Punishing human smugglers

Tue, Jul 29th 2014, 01:28 AM

The Bahamas is a smuggling route. It has been that for centuries. We live at the doorstep of the wealthiest country in the world, under which is a relatively poor region. Just under us is the poorest country in the Western Hemisphere (Haiti). We smuggle drugs. We smuggle guns. We smuggle people.
While drug and gun prosecutions are common in The Bahamas, human smuggling cases are not. Consequently, the sentence handed down to a Jamaican recently was of significance.
Chevaneese Sasha Gay Hall, 24, was sentenced to 15 years in prison for forcing two Jamaican women into the sex trade. She is the first person in The Bahamas to be convicted of human trafficking.
Senior Justice Jon Isaacs sentenced her to 15 years on four counts of trafficking in persons and seven years in prison on two counts of unlawfully withholding the victims' passports. The sentences run concurrently.
Prosecutors said Hall recruited two women to work for her prostitution ring in January 2013.
The women, who were recruited separately, testified that they met Hall in Jamaica and she convinced them that she could get them jobs. One said she was promised a job as a bartender; the other said she was promised a job as a masseuse. However, Hall seized their passports once they came to the country and told them they would have to prostitute themselves.
The women said they were closely managed and only left their apartment in Grand Bahama for jobs. However, the sex ring unraveled when one of the women escaped and alerted police.
We should continue to push these investigations and prosecutions. Human trafficking is rightly described as modern day slavery. Ruthless smugglers take the few dollars possessed by the desperate, taking them across dangerous routes - sometimes killing them along the way - to destinations often apart from what was promised. Many smuggled people end up in places where they are not paid, where they do not have freedom of movement, where they have to sell their bodies for sex to avoid violent reprisals.
The government and our law enforcement agencies should especially seek prosecutions when it comes to the trafficking of Haitians to The Bahamas. Thousands of people from Haiti are brought here each year via organized smuggling operations.
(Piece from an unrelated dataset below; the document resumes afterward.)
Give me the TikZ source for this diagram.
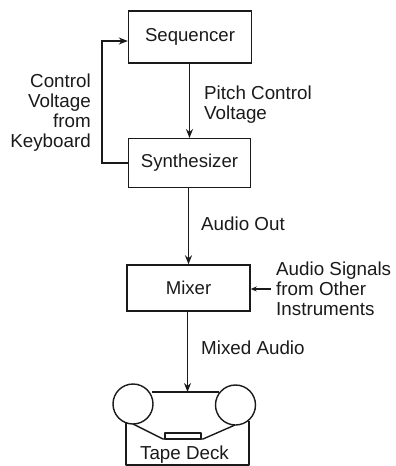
\documentclass[tikz,border=0pt]{standalone}
\usepackage{fontspec}
\setmainfont{Liberation Sans}
\usetikzlibrary{arrows.meta,calc}
\tikzset{
  boxnode/.style={draw=ink,line width=1.4pt,inner sep=0pt,font=\fontsize{18.6}{20}\selectfont,text=ink},
  lab/.style={inner sep=0pt,font=\fontsize{18.8}{20}\selectfont,text=ink,text depth=0pt},
  conn/.style={draw=ink,line width=1.4pt,-{Stealth[length=9pt,width=7pt]}},
  plain/.style={draw=ink,line width=1.4pt,line join=round},
}
\definecolor{ink}{HTML}{1A1A1A}
\begin{document}
\begin{tikzpicture}[x=1pt,y=-1pt]
\useasboundingbox (0,0) rectangle (396,466);
\node[boxnode,minimum width=123pt,minimum height=52pt] (seq) at (190,37) {Sequencer};
\node[boxnode,minimum width=122pt,minimum height=48.5pt] (syn) at (189.5,163) {Synthesizer};
\node[boxnode,minimum width=123pt,minimum height=46pt] (mix) at (188.5,288) {Mixer};
\draw[conn] (seq.south -| 189.5,0) -- (syn.north -| 189.5,0);
\draw[conn] (syn.south -| 188.5,0) -- (mix.north -| 188.5,0);
% tape deck
\node[draw=ink,line width=1.4pt,circle,minimum size=40pt,inner sep=0pt] (reelL) at (133,404) {};
\node[draw=ink,line width=1.4pt,circle,minimum size=40pt,inner sep=0pt] (reelR) at (235.5,405) {};
\coordinate (deckTL) at (126,423);
\coordinate (deckTR) at (249,421);
\coordinate (deckBL) at (126,465);
\coordinate (deckBR) at (249,465);
\coordinate (topL) at (152,392);
\coordinate (topR) at (219,392);
\coordinate (topM) at (187.5,392);
\draw[conn] (mix.south -| topM) -- (topM);
\draw[plain] (topL) -- (topR);
\draw[plain] (deckTL) -- (deckBL) -- (deckBR) -- (deckTR);
\coordinate (tapeA) at (133,424);
\coordinate (tapeB) at (163,439);
\coordinate (tapeC) at (203,439);
\coordinate (tapeD) at (235,425);
\draw[plain] (tapeA) -- (tapeB) -- (tapeC) -- (tapeD);
\coordinate (headA) at (165,439);
\coordinate (headB) at (201,433);
\draw[plain] (headA) rectangle (headB);
\node[lab] (tapelabel) at (184.5,453) {Tape Deck};
% feedback
\coordinate (fbA) at (102,163);
\coordinate (fbB) at (102,41);
\draw[conn] (syn.west) -- (fbA) -- (fbB) -- (fbB -| seq.west);
% mixer input
\coordinate (ext) at (271,289);
\draw[draw=ink,line width=1.4pt,-{Stealth[length=6pt,width=5pt]}] (ext) -- (mix.east |- ext);
% labels
\node[lab,anchor=east,align=right] (kbd) at (91,110.5) {Control\\Voltage\\from\\Keyboard};
\node[lab,anchor=west,align=left] (pitch) at (204,103) {Pitch Control\\Voltage};
\node[lab,anchor=west] (aout) at (201,224) {Audio Out};
\node[lab,anchor=west,align=left] (sig) at (276,288.5) {Audio Signals\\from Other\\Instruments};
\node[lab,anchor=west] (maudio) at (201,348) {Mixed Audio};
\end{tikzpicture}
\end{document}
Breaking these criminal networks would help us gain some control over the flow of people from that country.
The recently released U.S. Department of State 2014 Trafficking in Persons Report noted the problem with the trafficking of people from Haiti: "Migrant workers are especially vulnerable to involuntary servitude in The Bahamas, particularly the thousands of Haitians who arrive in The Bahamas largely voluntarily to work as domestic employees and laborers."
The police and prosecutors who brought this case forward should be commended. They should also be encouraged to expand the fight against this abhorrent practice in order to protect the vulnerable.